This fall, the Los Angeles County Museum of Art (LACMA), MASS MoCA in Massachusetts and the National Museum of Mexican Art in Chicago will feature shows exploring Latinx art and history.
This fall, the Los Angeles County Museum of Art (LACMA), MASS MoCA in Massachusetts and the National Museum of Mexican Art in Chicago intertwine fortuitously on the subjects of land and migration. Each of the art centers will showcase must-see exhibits that explore railroad building, ancestral ceramic making techniques, heritage and how Latinx communities relate to home and nature.
Massachusetts
It takes planning to get to MASS MoCA, the largest contemporary art museum in the country, and perhaps on the planet. Located in North Adams, Massachusetts, the art center is an hour’s drive from Albany, New York, or two-and-a-half hours from Boston. But once there, the trek seems worth it.

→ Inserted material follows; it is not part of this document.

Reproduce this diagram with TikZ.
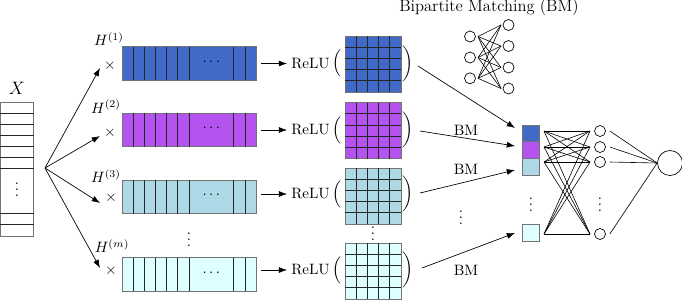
\documentclass[tikz,border=0pt]{standalone}
\usetikzlibrary{arrows.meta,calc}
\definecolor{cA}{RGB}{65,105,200}
\definecolor{cB}{RGB}{181,83,240}
\definecolor{cC}{RGB}{173,216,230}
\definecolor{cD}{RGB}{222,255,255}
\newcommand\pxu{0.6667pt}
\newcommand\myvdots{\vbox{\baselineskip4pt\lineskiplimit0pt\hbox{.}\hbox{.}\hbox{.}}}
\begin{document}
\begin{tikzpicture}[x=0.6667pt,y=-0.6667pt,
  box/.style={draw=black!55, line width=0.5pt, inner sep=0pt, outer sep=0pt, anchor=north west},
  gridln/.style={black!85, line width=0.45pt},
  arr/.style={-{Latex[length=5.5pt,width=4pt]}, line width=0.45pt},
  lnk/.style={line width=0.4pt},
  neuron/.style={circle, draw, line width=0.45pt, inner sep=0pt, minimum size=11*\pxu},
  lbl/.style={inner sep=0pt}
]
\useasboundingbox (0,0) rectangle (682,303);

% input X
\node[lbl, font=\large] (xl) at (17,88) {$X$};
\node[box, minimum width=33*\pxu, minimum height=134*\pxu] (xc) at (0.5,102) {};
\foreach \yy in {11,22,33,44,55,66,111,122}
  \draw[gridln] ($(xc.north west)+(0,\yy)$) -- ($(xc.north east)+(0,\yy)$);
\node[lbl] (xd) at (17,190) {\myvdots};
\coordinate (br) at (45,168);

% H labels and times
\node[lbl] (h1) at (109,39) {$H^{(1)}$};
\node[lbl] (h2) at (106,106.5) {$H^{(2)}$};
\node[lbl] (h3) at (106,176) {$H^{(3)}$};
\node[lbl] (h4) at (112,246) {$H^{(m)}$};
\node[lbl] (x1) at (110,66) {$\times$};
\node[lbl] (x2) at (110,133) {$\times$};
\node[lbl] (x3) at (111,198) {$\times$};
\node[lbl] (x4) at (111,271) {$\times$};
\coordinate (t1) at (100,68);
\coordinate (t2) at (100,136);
\coordinate (t3) at (100,203);
\coordinate (t4) at (100,268);
\foreach \i in {1,...,4} \draw[arr] (br) -- (t\i);

% bars
\foreach \n/\ty/\cc in {1/46.7/cA,2/113.3/cB,3/180/cC,4/257.7/cD}{
  \node[box, fill=\cc, minimum width=134*\pxu, minimum height=33.5*\pxu] (bar\n) at (122,\ty) {};
  \foreach \k in {1,2,3,4,5,6,10,11}
    \draw[gridln] ($(bar\n.north west)+(\k*11.1667,0)$) -- ($(bar\n.south west)+(\k*11.1667,0)$);
  \node[lbl] (bd\n) at ($(bar\n.west)+(89.3,-1.5)$) {$\cdots$};
}
\node[lbl] (bv) at (189,240) {\myvdots};

% matrices
\foreach \n/\ty/\cc in {1/36/cA,2/102.5/cB,3/168/cC,4/243/cD}{
  \node[box, fill=\cc, minimum size=56*\pxu] (m\n) at (345,\ty) {};
  \foreach \k in {1,...,4}{
    \draw[gridln] ($(m\n.north west)+(\k*11.2,0)$) -- ($(m\n.south west)+(\k*11.2,0)$);
    \draw[gridln] ($(m\n.north west)+(0,\k*11.2)$) -- ($(m\n.north east)+(0,\k*11.2)$);
  }
}
\node[lbl] (mv) at (373,233.5) {\myvdots};

% ReLU rows
\foreach \n/\yr in {1/63.5,2/130,3/194,4/270}{
  \node[lbl] (r\n) at (310.5,\yr) {ReLU};
  \node[lbl] (lp\n) at (337,\yr) {$\Big($};
  \node[lbl] (rp\n) at (408,\yr) {$\bigg)$};
  \draw[arr] ($(bar\n.east |- r\n.west)+(5,0)$) -- ($(r\n.west)+(-4,0)$);
}

% column vector
\node[box, fill=cA, minimum width=17*\pxu, minimum height=16.7*\pxu] (v1) at (522,125) {};
\node[box, fill=cB, minimum width=17*\pxu, minimum height=16.7*\pxu] (v2) at (522,141.7) {};
\node[box, fill=cC, minimum width=17*\pxu, minimum height=16.7*\pxu] (v3) at (522,158.3) {};
\node[box, fill=cD, minimum width=17*\pxu, minimum height=17.3*\pxu] (v4) at (522,224.3) {};
\node[lbl] (vv) at (531,205) {\myvdots};

% arrows to column vector
\coordinate (s1) at (418,66);
\coordinate (s2) at (420,131);
\coordinate (s3) at (420,193);
\coordinate (s4) at (422,268);
\coordinate (e1) at (515,128);
\coordinate (e2) at (515,146);
\coordinate (e3) at (515,170);
\coordinate (e4) at (515,233);
\foreach \i in {1,...,4} \draw[arr] (s\i) -- (e\i);
\node[lbl] (bm1) at (466,130) {BM};
\node[lbl] (bm2) at (466,169) {BM};
\node[lbl] (bm3) at (466,270) {BM};
\node[lbl] (av) at (461,218) {\myvdots};

% fully connected
\foreach \i/\yy in {1/131,2/147,3/162,4/234}{
  \coordinate (fl\i) at (544,\yy);
  \coordinate (fr\i) at (590,\yy);
  \node[neuron] (n\i) at (600,\yy) {};
}
\foreach \i in {1,...,4}
  \foreach \j in {1,...,4}
    \draw[lnk] (fl\i) -- (fr\j);
\node[lbl] (nv) at (600,205) {\myvdots};
\node[circle, draw, line width=0.45pt, inner sep=0pt, minimum size=25*\pxu] (out) at (670,163) {};
\foreach \i in {1,...,4} \draw[lnk] ($(n\i.east)+(4,0)$) -- (out.west);

% bipartite matching illustration
\node[lbl, font=\fontsize{11}{13}\selectfont] (title) at (489,7.5) {Bipartite Matching (BM)};
\foreach \i/\yy in {1/36.5,2/57.5,3/78.3}{
  \node[neuron] (bl\i) at (470,\yy) {};
  \coordinate (pl\i) at (478,\yy);
}
\foreach \j/\yy in {1/25,2/46,3/67.5,4/88.5}{
  \node[neuron] (bq\j) at (508.5,\yy) {};
  \coordinate (pr\j) at (501,\yy);
}
\foreach \i in {1,2,3}
  \foreach \j in {1,...,4}
    \draw[lnk] (pl\i) -- (pr\j);
\end{tikzpicture}
\end{document}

“Going to MASS MoCA is sort of a pilgrimage,” San-Juan independent curator Michy Marxuach says. “Which is something that’s interesting to propose at this time when everything is becoming fast food in the arts and cultural world. Spectators are part of this experience.”
Marxuach, one of the museum’s curatorial fellows, is putting together a show exploring mangroves in what she calls a “murky opera,” Indigenous ancestral ceramic practices and performance art. The shows will be rolled over the next year and a half beginning in September with “Bog School: Who Cares for Wetlands?” For the exhibit, she is bringing together artists from the U.S., the Caribbean and Latin America including Camila Marambio, Amara Abdal Figueroa, Jorge González, Gala Porras Kim, Merián Soto and Ernesto Pujol.
“I’m going to be presenting projects that propose a different way of relating to everything,” Marxuach says.
Los Angeles
“Grounded,” slated to open in September, is one of the major exhibitions of contemporary art from LACMA’s collection and features 40 works by 35 artists spanning the seventies to the present.
“The late Chicanx artist Laura Aguilar is a key to our framing of the exhibition,” co-curator of the show, Rita Gonzalez says. “We borrowed the exhibition title from her eponymous series. Aguilar positioned her own Queer Brown body at the center. She addresses the legacy of landscape painting and photography which has long been connected to observation, control and ownership.”
Gonzalez, the Terri and Michael Smooke Curator and Contemporary Art Department Head, says that many of the artists in “Grounded” “use performative strategies to intervene and play with materials. This is a strong impulse in the exhibition.”
Some of the artists featured in this multi-generational show include Ana Mendieta, Tania Candiani, Abraham Cruzvillegas, Jackie Amézquita and Guillermo Bert who presents “La Bestia,” an “Encoded Textile” woven by Maya artisans and embedded with a QR code that links viewers to the testimony of migrants who traveled through the notorious network of trains that brings migrants from Central America and Mexico to the United States.
Chicago
The Xicágo Gallery at the National Museum of Mexican Art in Chicago is slated to open “Rieles y Raíces: Traqueros in Chicago and the Midwest,” an homage to the traqueros, Mexican immigrants who were some of the main builders of this country’s railway system.
“I asked mi abuelo, ‘Did we ever have anyone who worked in the railroad?’” Ismael Cuevas, one of the show’s co-curators says. “He mentioned that one of my great uncles worked on it a hundred years ago.”
The show includes IDs, pay stubs, birth certificates, letters and photographs that have been handed down through generations. It also pays tribute to the boxcar communities, including a scaled-down replica of one of the abandoned carts that were used as housing for the rail workers and their families.
Among many items featured is the rich discovery of a guitar that belonged to a woman who was part of a trio of singers who performed at a boxcar church.
“It’s so important for the Latino community to make sure that we remember all these stories to remind ourselves how we’re an important part of this country,” says Cuevas.